Łódź

Jakoś ostatnio w Łodzi smutno. Spaliła się zabytkowa zajezdnia tramwajowa na ulicy Dąbrowskiego, zajęliśmy pierwsze miejsce w jakimś głupim konkursie na najbardziej zaniedbane miasto, mama pokłóciła się z panem, który śmiecił na ulicy. 


To na pewno wina tej pogody! Przecież są wakacje, lato i powinno być ciepło, a ja dzisiaj zmarzłem na spacerze! Skandal!


Na szczęście są takie chwile, kiedy z całą siłą przypominam sobie, że to miasto jest wspaniałe, piękne i pełne niesamowitych ludzi!





Na przykład dwa tygodnie temu były 588. urodziny Łodzi, z tej okazji Łódzka Masa Krytyczna pojechała na Stare Miasto, a na rynku Manufaktury rowerzyści zagrali "Prząśniczkę" na dzwonkach.
Od 1998 "Prząśniczka" to hymn Łodzi. Możecie jej posłuchać codziennie o 12 w południe, z balkonu Urzędu Miasta Łodzi, przy ul. Piotrkowskiej 104, a gra ją pan hejnalista. 


A 29 lipca hymn naszego miasta zagrało 777 rowerzystów!




Masa była pełna wrażeń i niespodzianek. Świetnie się bawiłem z wujkiem Piotrkiem.

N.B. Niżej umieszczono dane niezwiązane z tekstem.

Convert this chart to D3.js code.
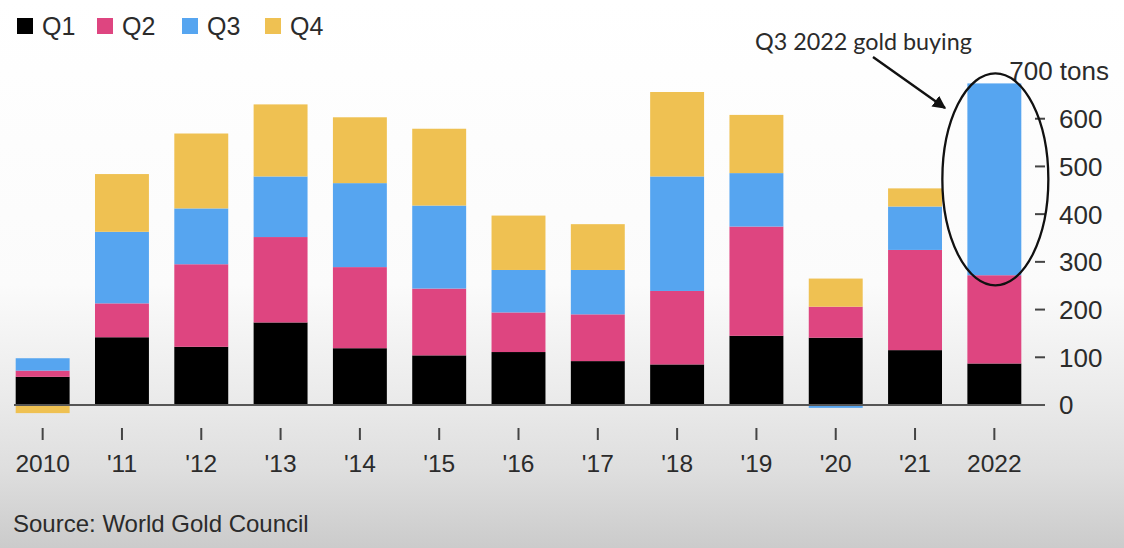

On jest bardzo fajny, ciągle wymyślał mi jakieś zabawy.





W sobotę byliśmy na Piotrkowskiej, gdzie co tydzień odbywają się Trawniki Kultury. W kilku miejscach deptaka postawione są trawniki, na których występują różni artyści. Można posłuchać muzyki rockowej, jazzu, poezji lub pobawić się z dziećmi.






Przez krótką chwilę ja też byłem gwiazdą sobotniego wieczoru!



Jak mi tak troszkę smutno, jak dziś, to sobie przypominam te fajne chwile i od razu mi lepiej. 
Życzę Wam dużo słońca i uśmiechu. 


Dziękuję wujkowi Piotrkowi za ten niesamowity weekend. Nie mogę się doczekać następnego. Na pewno wujek coś wymyśli i nie będziemy się nudzić, poza tym w Łodzi to niemożliwe!